The perspective of the oppressed

Fanon describes the situation of those livng all down under of humanity who have nothing to lose but their chains and they can get rid of their chains. What I found extraordinary interesting was to compare Frantz Fanon to Ayn Rand: Those whom Ayn Rand regards as "social parasites" are e x a c t l y the same that Frantz Fanon describes as "The wretched of the earth" . So if you read "Atlas shrugged" and "The wretched of the earth" in a row, you'll get two opponent perspectives of the same world.

The authority on Colonialism

Fanon is among the few thinkers who successfully wrote about emerging post-colonial nation-states. Many prefer to delve into the psychological implications of his work but I would rather view it as a warning againt the new tyranny that has its roots in the national struggle.
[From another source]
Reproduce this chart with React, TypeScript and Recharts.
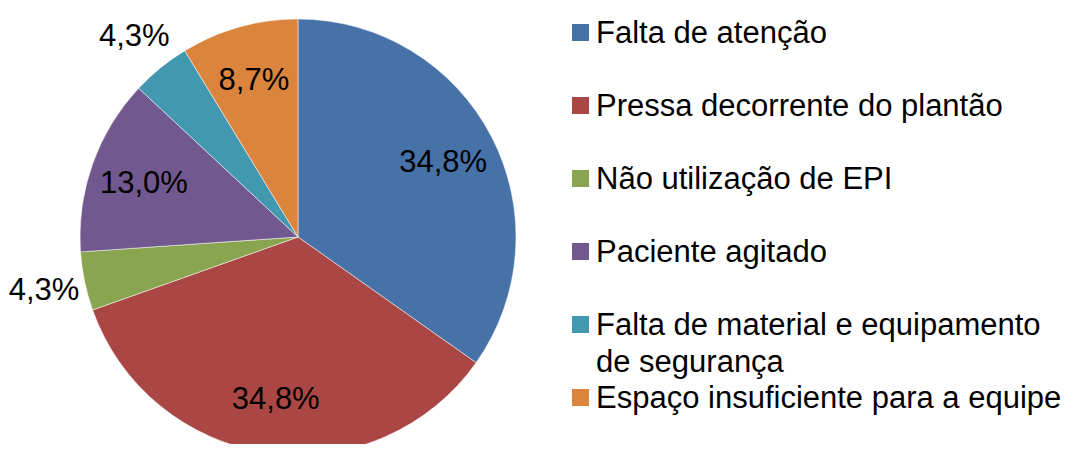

Indeed, many nationalist movements became the new proxy for the departing colonial power thus ignoring the fact that fighters do not by default make good politicans. The dicourse of national struggle became the harbinger of the national dictatorship despite the evidence pointing to the outskirts and villages as being the impetus behind the drive for independence and not the educated classes as many claimed. I am not claiming that national struggle is bad but it has to be viewd objectively and its role must therefore end with independence to allow for genuine restructuring or else a political neo-imperialism emerges to replace direct military colonization. In both cases the winner is the colonizer who has returned in the form of the new nationl government mainly those who were educated in the West during colonization.